A portfolio manager can use the matrix to estimate the hedge ratio between two positions. If a long BTC/USDT position is hedged with a short ETH/USDT position, the correlation coefficient informs the effectiveness of the hedge. When correlations collapse—a phenomenon known as de-correlation—the hedge may fail, requiring dynamic rebalancing. Regular monitoring of the matrix allows early detection of regime shifts.

Common Pitfalls and Limitations of Correlation Analysis

While the correlation matrix is powerful, it has well-known limitations that traders must respect:

• Non-stationarity: Crypto markets evolve. Correlations that held in a bull market may reverse in a bear market. Always test the stability of correlations across different market regimes.
• Nonlinear relationships: Pearson correlation only captures linear dependence. Two pairs might have a strong nonlinear relationship (e.g., threshold effects or tail dependence) that a simple coefficient misses. Consider rank-based methods like Spearman's rho as a complement.
• Survivorship bias: If you only include active pairs, you ignore pairs that were delisted or became illiquid. This bias can overstate the robustness of observed correlations.
• Outliers and data errors: A single flash crash or exchange downtime can distort the correlation estimate. Winsorizing returns (e.g., capping extreme values at the 1st and 99th percentiles) mitigates this effect.

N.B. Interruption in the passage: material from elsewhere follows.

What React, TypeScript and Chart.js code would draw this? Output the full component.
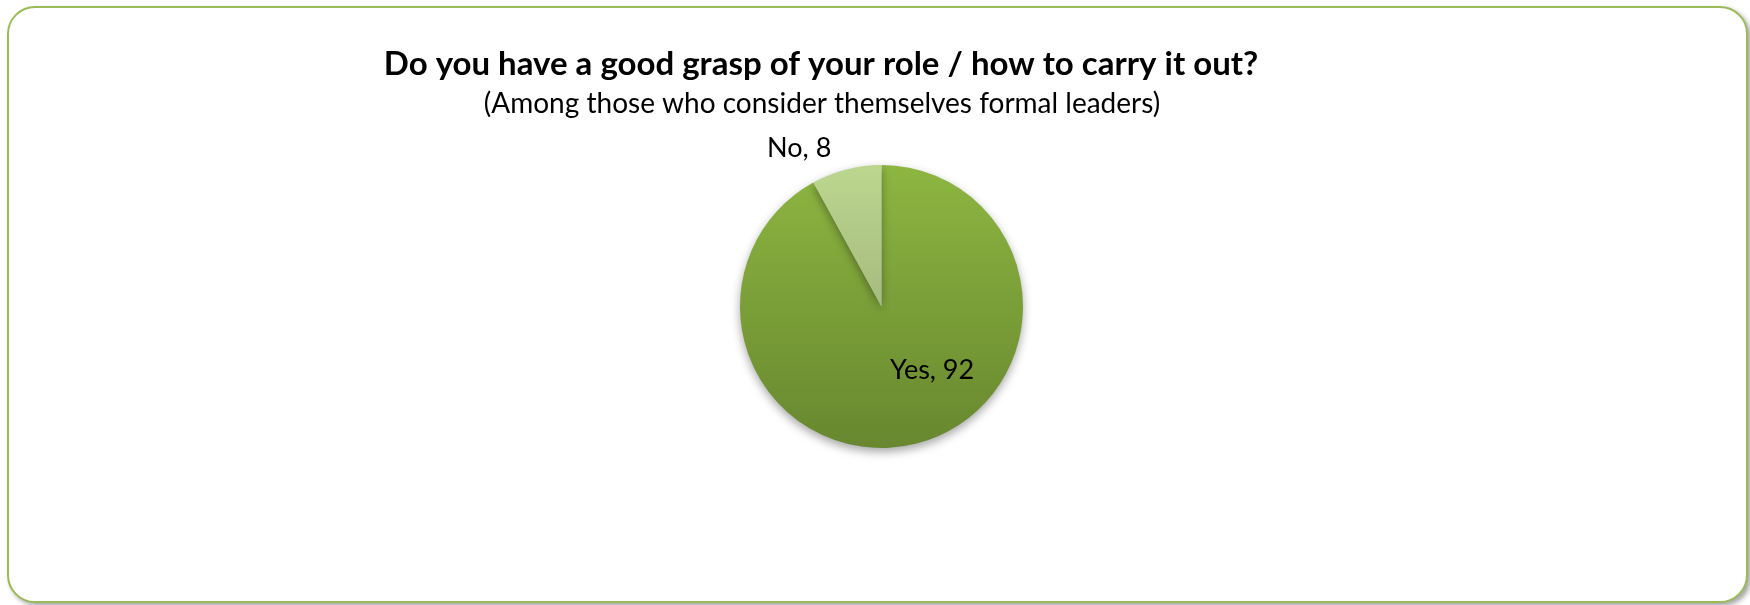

For those building advanced trading systems, understanding the underlying market microstructure is essential. A thorough grasp of Market Microstructure Defi Exchanges provides the context for why correlations form and break—such as the role of liquidity fragmentation, order book dynamics, and cross-exchange arbitrage. Without this foundation, traders risk misinterpreting statistical signals as structural ones.

Advanced Topics: Dynamic Correlation and Network Analysis

For serious practitioners, the static correlation matrix is only the starting point. Dynamic conditional correlation (DCC) models, introduced by Engle (2002), allow the correlation matrix to evolve over time while maintaining positive definiteness. In a crypto context, DCC-GARCH models can capture the time-varying nature of volatility and correlation simultaneously, providing more accurate risk forecasts.

Another frontier is network analysis. Treating the correlation matrix as a weighted adjacency matrix, traders can compute centrality measures (e.g., eigenvector centrality) to identify which pairs are most “influential” in the system. A pair with high centrality may serve as a bellwether—its movements tend to propagate through the network. Conversely, peripheral pairs with low connectivity offer the strongest diversification potential.

Spectral clustering on the correlation matrix can also reveal implicit sectors or “clusters” of similarly-behaving pairs. For instance, a cluster might contain all major layer-1 tokens, while another contains DeFi governance tokens. These clusters are not static—they evolve as market narratives shift. Regularly recomputing the matrix and visualizing the clusters (e.g., with a dendrogram or heatmap) keeps the trader attuned to changing market structure.

Conclusion: Integrating the Correlation Matrix into Your Workflow

A trading pair correlation matrix is not a silver bullet, but it is an indispensable component of a quantitative trader’s toolkit. By constructing the matrix methodically, interpreting it critically, and augmenting it with dynamic models and network analysis, traders can gain a clearer picture of market interdependencies. The key is to treat the matrix as a hypothesis-generating tool rather than a truth machine—always validate findings with out-of-sample testing and domain knowledge.

Whether you are building a diversified portfolio, executing statistical arbitrage, or hedging risk, the correlation matrix provides the quantitative backbone for those decisions. Start with a manageable universe of 10–20 pairs, use a rolling window of 60 days, and monitor how the matrix changes during volatile events. Over time, you will develop an intuition for which correlation relationships are durable and which are ephemeral—a skill that separates successful traders from the rest.